THIRTEEN homes have been approved by appeal at the entrance to a proposed biogas plant in Twemlow.

Campaigners fighting against farmer Ray Jackson’s plans to transform the former MoD fuel depot in Twemlow Lane have warned that people will not want to live next to a waste plant.

The scheme for affordable houses by McInerney Homes and Plus Dane Group was initially refused by Cheshire East Council due to its potential impact on the Jodrell Bank observatory.

But Government planning inspectors overturned the decision, weighing favour on the identified need for affordable housing in Twemlow.

Janet Capper, spokesman for Twemlow and Goostrey (TAG) No To Waste Plant, said: “A lot of public money will have gone into the planning for these affordable homes.

“But the strategic planning board is due to meet on March 13 to decide if the plant goes ahead.

“If it is approved would people want to live in the affordable homes right next door to the entrance of an industrial anaerobic digestion (AD) site?

“Apart from any potential smells, the noise of the plant and traffic will affect them on three sides of the development.”

But housing association Plus Dane has vowed to ‘press on’ with the housing scheme.

Mike Watson, development manager for Plus Dane, added: “As we have demonstrated an urgent need for affordable housing in Twemlow, we will press on with our plans to build 13 high quality homes in the village as part of Plus Dane’s wider mission to fight for fairness and against inequality in housing.

“That having been said, we certainly offer our support to those neighbours who object to the waste plant and share many of their concerns over the desirability of developing one there.”

Applicant Mr Jackson, of Community Renewable Energy Scheme (CRES), said: “My personal feeling is that the new housing estate will be built next to a brownfield site which will be redeveloped for something.

“We feel that this green energy project, with the detailed design we’ve put in and feedback from local residences, shall ensure that everyone’s best interests are kept at heart.”

l Biogas plants break down slurry and food waste to create green energy.

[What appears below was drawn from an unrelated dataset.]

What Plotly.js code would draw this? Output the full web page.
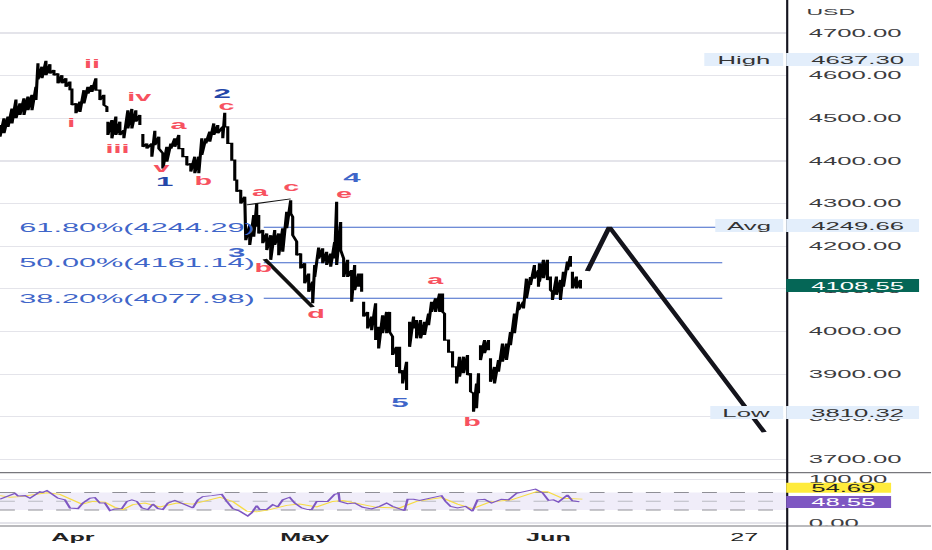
<!DOCTYPE html>
<html>
<head>
<meta charset="utf-8">
<script src="https://cdn.plot.ly/plotly-3.0.1.min.js"></script>
<style>
  html, body { margin: 0; padding: 0; background: #fff; overflow: hidden; }
  #chart { transform-origin: 0 0; }
</style>
</head>
<body>
<div id="chart"></div>
<script>
// bar position on the time axis, session highs and lows; null marks a price gap
const barPos = [
  0,4,8,12,16,20,24,28,32,36,38,42,46,50,54,58,62,66,70,72,76,80,84,88,92,96,100,104,107, null,
  108,112,116,120,124,128,132,136,140, null,
  143,147,152,155,159,163,167,171,175,179,183,187,191,195,199,202,206,210,214,218,223,225,228,232,235,237,241,245,
  246,250,254,257,259,263,267,271,275,279,283,287,291,293,297,301,305,309,313,315,319,323,327,331,335,337,341,344,348,352,355,359,362, null,
  364,368,372,376,379,383,387,390,393,397,400,403,407, null,
  410,414,417,421,425,429,432,436,440,443,445,449,453,457,460,464,468,471,474,477,479, null,
  481,485,489, null,
  491,495,499,503,507,511,515,519,524,527,531,535,539,540,544,548,551,553,557,561,564,568,571, null,
  573,577,581
];
const barHigh = [
  4484,4500,4504,4523,4544,4535,4547,4551,4555,4574,4629,4621,4635,4627,4613,4605,4601,4594,4586,4570,4535,4539,4566,4574,4578,4594,4566,4555,4527, null,
  4492,4496,4504,4492,4472,4519,4522,4519,4508, null,
  4463,4441,4441,4471,4457,4418,4433,4441,4453,4461,4429,4410,4394,4410,4410,4453,4453,4469,4488,4484,4480,4513,4480,4441,4402,4355,4332,4316,
  4257,4250,4273,4300,4273,4238,4230,4226,4238,4230,4242,4281,4308,4269,4211,4183,4160,4136,4117,4156,4197,4195,4187,4183,4210,4304,4257,4171,4168,4144,4156,4136,4136, null,
  4070,4046,4035,4066,4011,4038,4046,4046,3988,3964,3964,3909,3929, null,
  4023,4035,4027,4027,4023,4042,4070,4078,4089,4089,4042,3980,3952,3917,3941,3941,3945,3902,3855,3878,3902, null,
  3968,3980,3980, null,
  3937,3917,3933,3972,3972,3999,4042,4070,4070,4124,4128,4156,4144,4160,4168,4168,4129,4093,4129,4121,4140,4164,4177, null,
  4140,4129,4121
];
const barLow = [
  4457,4465,4480,4488,4500,4508,4508,4519,4519,4543,4591,4594,4601,4605,4601,4582,4582,4574,4566,4531,4512,4515,4535,4558,4562,4566,4543,4531,4515, null,
  4461,4453,4461,4461,4453,4476,4476,4492,4484, null,
  4433,4429,4410,4437,4429,4382,4398,4429,4433,4429,4410,4390,4375,4371,4371,4414,4441,4445,4461,4465,4453,4480,4441,4402,4355,4328,4300,4269,
  4214,4203,4222,4246,4230,4207,4191,4168,4203,4179,4187,4242,4277,4226,4179,4148,4113,4093,4066,4128,4171,4160,4156,4152,4171,4156,4191,4128,4128,4070,4097,4105,4093, null,
  4035,4007,4003,3980,3960,3996,3996,3999,3945,3917,3902,3878,3863, null,
  3964,4007,3984,3984,3992,4015,4046,4046,4046,4046,3980,3952,3917,3878,3894,3902,3898,3859,3812,3820,3855, null,
  3933,3949,3956, null,
  3882,3878,3906,3929,3933,3968,3996,4050,4054,4078,4109,4124,4105,4117,4125,4121,4097,4074,4086,4074,4105,4144,4152, null,
  4101,4101,4101
];

// RSI pane
const rsiPos = [0,5,10,15,18,25,30,35,40,43,47,52,58,65,70,78,83,90,95,100,105,110,115,122,127,132,137,142,148,153,158,163,168,175,182,188,193,198,203,212,222,227,233,240,248,252,257,260,267,273,278,283,290,295,302,308,312,317,322,328,335,339,340,348,355,363,372,380,387,393,400,405,408,414,420,431,442,446,451,458,466,473,478,485,492,502,509,517,526,536,543,549,554,559,568,573,580];
const rsiValues = [54.4,58.9,64.1,67.8,61.9,62.6,56.7,64.1,71.5,70,74.4,66.3,56.7,53,34.4,33,45.6,56.7,58.1,45.6,45.6,28.5,32.2,33,49.3,53,49.3,34.4,30.7,43.3,33,30.7,45.6,51.5,45.6,39.6,34.4,53,60.4,62.6,65.6,49.3,33,27,15.9,23.3,39.6,30.7,30.7,41.9,36.7,53,58.9,45.6,34.4,30.7,30.7,49.3,49.3,49.3,65.6,67.8,49.3,44.1,45.6,35.9,32.2,38.1,45.6,38.1,32.2,28.5,54.4,54.4,51.5,56.7,62.6,49.3,38.1,34.4,38.1,27,53,54.4,45.6,54.4,53,67.8,73,77.4,69.3,51.5,53,47.8,64.1,50.7,48.55];
const rsiMaPos = [0,10,20,33,47,60,70,82,93,105,115,123,133,145,160,177,193,207,220,233,247,257,270,287,300,317,333,343,360,377,400,417,442,458,473,490,512,537,548,563,583];
const rsiMaValues = [62.6,58.9,60.4,64.1,69.3,65.6,54.4,43.3,49.3,47.8,35.9,30.7,41.9,45.6,36.7,45.6,43.3,51.5,58.9,49.3,27,25.6,30.7,40.4,43.3,36.7,49.3,51.5,43.3,35.9,34.4,49.3,58.1,43.3,33,47.8,53,71.5,71.5,56.7,54.69];
const rsiLevels = [70, 50, 30];

// fibonacci retracement
const fibLabels = ['61.80%(4244.29)', '50.00%(4161.14)', '38.20%(4077.98)'];
const fibLevels = [4244.29, 4161.14, 4077.98];

// drawn trend lines
const topLineX = [247, 291];
const topLineY = [4297, 4311];
const dropLineX = [265, 313];
const dropLineY = [4170, 4057];
const forecastX = [588, 610, 765];
const forecastY = [4142, 4245, 3764];

// wave counts
const redWaveText = ['i','ii','iii','iv','v','a','b','c','a','c','b','d','e','a','b'];
const redWaveX = [72,92,117,139,162,180,204,228,261,293,264,317,345,435,472];
const redWaveY = [4489,4627,4428,4550,4383,4484,4353,4529,4327,4339,4149,4041,4322,4121,3788];
const darkWaveText = ['1','2'];
const darkWaveX = [164,223];
const darkWaveY = [4351,4559];
const blueWaveText = ['3','4','5'];
const blueWaveX = [237,353,400];
const blueWaveY = [4186,4362,3833];

// axis labels
const priceTicks = [3700,3800,3900,4000,4100,4200,4300,4400,4500,4600,4700];
const priceTickText = priceTicks.map(v => v.toFixed(2));
const rsiTicks = [0, 100];
const rsiTickText = ['0.00', '100.00'];
const timeTicks = [73, 305, 549, 745];
const timeTickText = ['<b>Apr</b>', '<b>May</b>', '<b>Jun</b>', '27'];

const STRETCH = 2.4;
const W = 932, H = 550, AXIS_X = 788, PLOT_H = 526;
const font = 'Liberation Sans, Arial, sans-serif';
const bgGrid = '#e4e4ea';
const blue = '#3f66c9';

const chart = document.getElementById('chart');
chart.style.transform = 'scaleX(' + STRETCH + ')';

const px = x => x / AXIS_X;
const py = y => (PLOT_H - y) / PLOT_H;

// high/low of every bar as one vertical stroke
const priceX = [], priceY = [];
barPos.forEach((p, i) => {
  if (p === null) { priceX.push(null); priceY.push(null); return; }
  priceX.push(p, p);
  priceY.push(barHigh[i], barLow[i]);
});

const traces = [];
fibLevels.forEach(level => {
  traces.push({ x: [264, 723], y: [level, level], mode: 'lines', line: { color: blue, width: 1 }, hoverinfo: 'skip' });
});
rsiLevels.forEach(level => {
  traces.push({
    x: [0, AXIS_X], y: [level, level], yaxis: 'y2', mode: 'lines',
    line: { color: level === 50 ? '#b9bac2' : '#8f8f96', width: 1, dash: '6.2px,5.5px' }, hoverinfo: 'skip'
  });
});
traces.push({ x: priceX, y: priceY, mode: 'lines', line: { color: '#000', width: 1.3 }, connectgaps: false, hoverinfo: 'skip' });
traces.push({ x: topLineX, y: topLineY, mode: 'lines', line: { color: '#111', width: 1 }, hoverinfo: 'skip' });
traces.push({ x: dropLineX, y: dropLineY, mode: 'lines', line: { color: '#111', width: 2 }, hoverinfo: 'skip' });
traces.push({ x: forecastX, y: forecastY, mode: 'lines', line: { color: '#14141c', width: 2.2, simplify: false }, hoverinfo: 'skip' });
traces.push({ x: rsiMaPos, y: rsiMaValues, yaxis: 'y2', mode: 'lines', line: { color: '#f7dc45', width: 0.9 }, hoverinfo: 'skip' });
traces.push({ x: rsiPos, y: rsiValues, yaxis: 'y2', mode: 'lines', line: { color: '#7e57c2', width: 1 }, hoverinfo: 'skip' });

const annotations = [];
function waveLabels(texts, xs, ys, color, size) {
  texts.forEach((t, i) => annotations.push({
    x: xs[i], y: ys[i], xref: 'x', yref: 'y', xanchor: 'center', yanchor: 'middle', text: '<b>' + t + '</b>', showarrow: false,
    font: { family: font, size: size, color: color }
  }));
}
waveLabels(redWaveText, redWaveX, redWaveY, '#f7525f', 12);
waveLabels(darkWaveText, darkWaveX, darkWaveY, '#2446a8', 13);
waveLabels(blueWaveText, blueWaveX, blueWaveY, '#3f66c9', 13);

fibLabels.forEach((t, i) => annotations.push({
  x: 14, y: fibLevels[i], xref: 'x', yref: 'y', xanchor: 'left', yanchor: 'middle', text: t, showarrow: false,
  font: { family: font, size: 12.8, color: blue }
}));

annotations.push({
  x: px(832), y: py(11), xref: 'paper', yref: 'paper', xanchor: 'center', yanchor: 'middle', text: 'USD', showarrow: false,
  font: { family: font, size: 9.6, color: '#3c3c40' }
});

const shapes = [
  // RSI band
  { type: 'rect', xref: 'paper', yref: 'y2', x0: 0, x1: 1, y0: 30, y1: 70, fillcolor: '#f0edf9', line: { width: 0 }, layer: 'below' },
  // cuts the 0.00 label at the pane edge
  { type: 'rect', xref: 'paper', yref: 'paper', x0: 1, x1: px(W), y0: py(H), y1: py(526), fillcolor: '#fff', line: { width: 0 } },
  { type: 'line', xref: 'paper', yref: 'paper', x0: 0, x1: px(W), y0: py(472.7), y1: py(472.7), line: { color: '#77777c', width: 1.2 } },
  { type: 'line', xref: 'paper', yref: 'paper', x0: 0, x1: px(W), y0: py(526), y1: py(526), line: { color: '#77777c', width: 1.2 } },
  { type: 'line', xref: 'paper', yref: 'paper', x0: 1, x1: 1, y0: py(H), y1: 1, line: { color: '#15151f', width: 0.9 } }
];

function badgeBox(x0, x1, top, bottom, fill) {
  shapes.push({
    type: 'rect', xref: 'paper', yref: 'paper', x0: px(x0), x1: px(x1), y0: py(bottom), y1: py(top),
    fillcolor: fill, line: { width: 0 }
  });
}
function badgeText(text, x, y, color) {
  annotations.push({
    x: px(x), y: py(y), xref: 'paper', yref: 'paper', xanchor: 'center', yanchor: 'middle', text: text, showarrow: false,
    font: { family: font, size: 10.7, color: color }
  });
}
function badge(text, x0, x1, textX, top, bottom, fill, color) {
  badgeBox(x0, x1, top, bottom, fill);
  badgeText(text, textX, (top + bottom) / 2, color);
}
const labelBlue = '#e3eefb';
function rangeBadge(name, value, left, nameX, top) {
  badgeBox(784, 787, top, top + 13, '#fff');
  badge(name, left, 784, nameX, top, top + 13, labelBlue, '#333');
  badge(value, 787, 920, 858, top, top + 13, labelBlue, '#333');
}
rangeBadge('High', '4637.30', 705, 745, 53);
rangeBadge('Avg', '4249.66', 716, 749, 219);
rangeBadge('Low', '3810.32', 711, 747, 406);
badge('4108.55', 787, 920, 858, 279, 292, '#056656', '#fff');
badge('54.69', 787, 892, 845, 482.7, 492.7, '#ffeb3b', '#222');
badge('48.55', 787, 892, 845, 496, 508, '#7e57c2', '#fff');

const axisFont = { family: font, size: 10.7, color: '#3c3c40' };
const layout = {
  width: W / STRETCH,
  height: H,
  margin: { l: 0, r: (W - AXIS_X) / STRETCH, t: 0, b: H - PLOT_H, pad: 0 },
  paper_bgcolor: '#fff',
  plot_bgcolor: '#fff',
  showlegend: false,
  xaxis: {
    range: [0, AXIS_X],
    domain: [0, 1],
    anchor: 'y2',
    showgrid: false,
    zeroline: false,
    showline: false,
    ticks: '',
    tickmode: 'array',
    tickvals: timeTicks,
    ticktext: timeTickText,
    tickangle: 0,
    tickfont: { family: font, size: 10.5, color: '#222' },
    ticklabelstandoff: 4,
    fixedrange: true
  },
  yaxis: {
    domain: [py(472.7), 1],
    range: [3668.9, 4777.4],
    side: 'right',
    anchor: 'x',
    tickmode: 'array',
    tickvals: priceTicks,
    ticktext: priceTickText,
    tickfont: axisFont,
    ticklabelstandoff: 8,
    ticks: '',
    gridcolor: bgGrid,
    gridwidth: 1.2,
    zeroline: false,
    showline: false,
    fixedrange: true
  },
  yaxis2: {
    domain: [0, py(473)],
    range: [-6.9, 114.4],
    side: 'right',
    anchor: 'x',
    tickmode: 'array',
    tickvals: rsiTicks,
    ticktext: rsiTickText,
    tickfont: axisFont,
    ticklabelstandoff: 8,
    ticks: '',
    gridcolor: bgGrid,
    gridwidth: 1.2,
    zeroline: false,
    showline: false,
    fixedrange: true
  },
  shapes: shapes,
  annotations: annotations
};

Plotly.newPlot('chart', traces, layout, { displayModeBar: false, staticPlot: true });
</script>
</body>
</html>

Generating electricity from biogas is said to be 45 times cleaner than the current grid average.

But Orchard Farm resident Ray Jackson’s plans have prompted arguments about the number of vehicle movements and potential odour generated by the plant.

Cheshire East Council will accept comments until the committee date on March 13 and hundreds of people have already had their say.

Mr Jackson said: “We are continuing to work closely with the Environment Agency to ensure all measures are in place so that CRES Biogas can be run effectively and practically.”